As we mentioned, corporate miners currently point the entirety of their hashrate to one mining pool for convenience and profitability. This leads to having only one decision maker — the pool in question — for that tremendous amount of hashrate.
Now, imagine if, instead, miners could break their compute power into several hundreds of contracts and point them to multiple pools. They would be enabling the creation of many different decision makers, contributing to the decentralization of the network. But this is extremely cumbersome to manage.
That’s why we’re building the Lumerin Hashpower Marketplace. A decentralized, peer-to-peer platform that enables seamless hashrate exchanging.

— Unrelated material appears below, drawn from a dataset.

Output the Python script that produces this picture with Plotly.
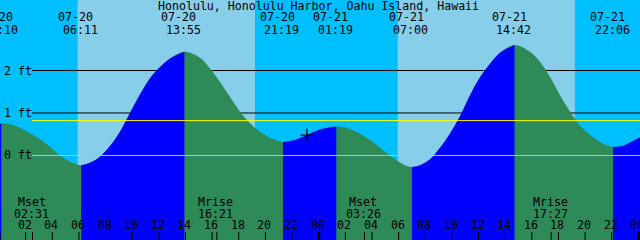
import plotly.graph_objects as go

# ---------------- data ----------------
title_text = "Honolulu, Honolulu Harbor, Oahu Island, Hawaii"

# tide curve readings (hours since 07-20 00:00, feet)
tide_hours = [0.0, 0.17, 0.83, 1.58, 2.33, 3.08, 3.83, 4.58, 5.33, 6.18,
              6.83, 7.58, 8.33, 9.08, 9.83, 10.59, 11.34, 12.09, 12.84, 13.92,
              15.09, 15.84, 16.59, 17.34, 18.09, 18.84, 19.59, 20.35, 21.32,
              22.07, 23.12, 24.1, 25.32,
              25.98, 26.73, 27.48, 28.23, 28.98, 29.73, 30.48, 31.0,
              31.61, 32.36, 33.11, 33.86, 34.61, 35.36, 36.11, 36.86, 37.61, 38.7,
              39.86, 40.62, 41.37, 42.12, 42.87, 43.62, 44.37, 45.12, 46.1,
              46.85, 47.6, 48.3]
tide_ft = [0.75, 0.76, 0.74, 0.65, 0.52, 0.38, 0.20, 0.0, -0.14, -0.23,
           -0.17, -0.03, 0.22, 0.56, 1.0, 1.44, 1.82, 2.08, 2.28, 2.44,
           2.30, 2.05, 1.73, 1.38, 1.03, 0.76, 0.56, 0.42, 0.32,
           0.35, 0.48, 0.61, 0.68,
           0.66, 0.57, 0.44, 0.28, 0.08, -0.09, -0.23, -0.27,
           -0.23, -0.09, 0.18, 0.52, 0.93, 1.42, 1.84, 2.16, 2.42, 2.60,
           2.44, 2.20, 1.85, 1.42, 1.03, 0.70, 0.49, 0.32, 0.20,
           0.23, 0.34, 0.46]

# high / low tide events
event_dates = ["07-20", "07-20", "07-20", "07-20", "07-21", "07-21", "07-21", "07-21"]
event_times = ["00:10", "06:11", "13:55", "21:19", "01:19", "07:00", "14:42", "22:06"]

# sunrise / sunset
sun_dates = ["07-20", "07-20", "07-21", "07-21"]
sun_times = ["05:54", "19:13", "05:56", "19:14"]

# moon events
moon_kinds = ["Mset", "Mrise", "Mset", "Mrise"]
moon_dates = ["07-20", "07-20", "07-21", "07-21"]
moon_times = ["02:31", "16:21", "03:26", "17:27"]

# hour axis labels
hour_labels = ["00", "02", "04", "06", "08", "10", "12", "14", "16", "18", "20", "22",
               "00", "02", "04", "06", "08", "10", "12", "14", "16", "18", "20", "22", "00"]
hour_values = [0, 2, 4, 6, 8, 10, 12, 14, 16, 18, 20, 22,
               24, 26, 28, 30, 32, 34, 36, 38, 40, 42, 44, 46, 48]

# level lines
level_values = [2, 1, 0]
level_labels = ["2 ft", "1 ft", "0 ft"]
mean_level = 0.82

# "now" mark
mark_date = "07-20"
mark_time = "23:07"
mark_level = 0.48

# ---------------- styling ----------------
NIGHT = "#00BFFF"
DAY = "#87CEEB"
RISE = "#0000FF"
FALL = "#2E8B57"
FONT = dict(family="DejaVu Sans Mono, Liberation Mono, monospace", size=11.6, color="black")
X_RANGE = [0.075, 48.12]
Y_RANGE = [-1.99, 3.66]
W, H = 640, 240


def to_hours(d, t):
    return (int(d[3:]) - 20) * 24 + int(t[:2]) + int(t[3:]) / 60.0


def py(px):
    return 1 - px / H


event_hours = [to_hours(d, t) for d, t in zip(event_dates, event_times)]
sun_hours = [to_hours(d, t) for d, t in zip(sun_dates, sun_times)]
moon_hours = [to_hours(d, t) for d, t in zip(moon_dates, moon_times)]

fig = go.Figure()

# full curve in falling colour
fig.add_trace(go.Scatter(x=[tide_hours[0], tide_hours[-1]], y=[-3, -3], mode="lines",
                         line=dict(width=0), hoverinfo="skip", showlegend=False))
fig.add_trace(go.Scatter(x=tide_hours, y=tide_ft, mode="lines",
                         line=dict(width=0, shape="spline", color=FALL),
                         fill="tonexty", fillcolor=FALL, hoverinfo="skip", showlegend=False))

# split into segments at the extremes and overlay rising parts
idx = [0]
for eh in event_hours:
    best = min(range(len(tide_hours)), key=lambda i: abs(tide_hours[i] - eh))
    idx.append(best)
idx.append(len(tide_hours) - 1)
idx = sorted(set(idx))
for a, b in zip(idx[:-1], idx[1:]):
    seg_h = tide_hours[a:b + 1]
    seg_y = tide_ft[a:b + 1]
    if seg_y[-1] > seg_y[0]:
        fig.add_trace(go.Scatter(x=[seg_h[0], seg_h[-1]], y=[-3, -3], mode="lines",
                                 line=dict(width=0), hoverinfo="skip", showlegend=False))
        fig.add_trace(go.Scatter(x=seg_h, y=seg_y, mode="lines",
                                 line=dict(width=0, shape="spline", color=RISE),
                                 fill="tonexty", fillcolor=RISE, hoverinfo="skip",
                                 showlegend=False))

# mark
fig.add_trace(go.Scatter(x=[to_hours(mark_date, mark_time)], y=[mark_level], mode="markers",
                         marker=dict(symbol="cross-thin", size=9,
                                     line=dict(color="black", width=1.2)),
                         hoverinfo="skip", showlegend=False))

shapes = []
# daylight bands
for s0, s1 in zip(sun_hours[0::2], sun_hours[1::2]):
    shapes.append(dict(type="rect", xref="x", yref="paper", x0=s0, x1=s1, y0=0, y1=1,
                       fillcolor=DAY, line=dict(width=0), layer="below"))
# level lines (behind water)
for lv in level_values:
    if lv != 0:
        shapes.append(dict(type="line", xref="paper", yref="y", x0=32 / W, x1=1, y0=lv, y1=lv,
                           line=dict(color="black", width=1), layer="below"))
    else:
        shapes.append(dict(type="line", xref="paper", yref="y", x0=32 / W, x1=1, y0=lv, y1=lv,
                           line=dict(color=DAY, width=1), layer="above"))
shapes.append(dict(type="line", xref="paper", yref="y", x0=32 / W, x1=1, y0=mean_level,
                   y1=mean_level, line=dict(color="#FFFF00", width=1), layer="above"))
# hour ticks
for hv in hour_values:
    shapes.append(dict(type="line", xref="x", yref="paper", x0=hv, x1=hv, y0=0, y1=py(232),
                       line=dict(color="black", width=3 if hv % 24 == 0 else 1), layer="above"))
for mh in moon_hours:
    shapes.append(dict(type="line", xref="x", yref="paper", x0=mh, x1=mh, y0=0, y1=py(232),
                       line=dict(color="black", width=1), layer="above"))

ann = []
ann.append(dict(text=title_text, xref="paper", yref="paper", x=318.5 / W, y=py(5.5),
                xanchor="center", yanchor="middle", showarrow=False, font=FONT))
for eh, d, t in zip(event_hours, event_dates, event_times):
    ann.append(dict(text=d, xref="x", yref="paper", x=eh, y=py(17.5), xshift=-5.5,
                    xanchor="center", yanchor="middle", showarrow=False, font=FONT))
    ann.append(dict(text=t, xref="x", yref="paper", x=eh, y=py(30), xshift=-1,
                    xanchor="center", yanchor="middle", showarrow=False, font=FONT))
for mh, k, t in zip(moon_hours, moon_kinds, moon_times):
    ann.append(dict(text=k, xref="x", yref="paper", x=mh, y=py(202), xshift=-1,
                    xanchor="center", yanchor="middle", showarrow=False, font=FONT))
    ann.append(dict(text=t, xref="x", yref="paper", x=mh, y=py(213.5), xshift=-1,
                    xanchor="center", yanchor="middle", showarrow=False, font=FONT))
for hv, hl in zip(hour_values, hour_labels):
    ann.append(dict(text=hl, xref="x", yref="paper", x=hv, y=py(224.5), xshift=-1,
                    xanchor="center", yanchor="middle", showarrow=False, font=FONT))
for lv, ll in zip(level_values, level_labels):
    ann.append(dict(text=ll, xref="paper", yref="y", x=1.5 / W, y=lv,
                    xanchor="left", yanchor="middle", showarrow=False, font=FONT))

fig.update_layout(
    width=W, height=H, margin=dict(l=0, r=0, t=0, b=0),
    paper_bgcolor=NIGHT, plot_bgcolor=NIGHT,
    xaxis=dict(range=X_RANGE, visible=False, fixedrange=True),
    yaxis=dict(range=Y_RANGE, visible=False, fixedrange=True),
    shapes=shapes, annotations=ann, showlegend=False,
)
fig.write_html("out.html", config=dict(displayModeBar=False))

Through the platform, miners will be able to “pack” their hashrate into contracts of different amounts and duration that they can offer to sell on the open market. And most importantly, they can set the price themselves so they know exactly how much they’ll earn from their hashrate.
Similarly, users will be able to browse the marketplace, purchasing these contracts and effectively mining Bitcoin with someone else’s hashrate.
The decentralization of hashrate’s control is crucial for the overall health of the Bitcoin network, and we need to actively work towards keeping it distributed. We believe the Lumerin Hashpower Marketplace is a step in that direction.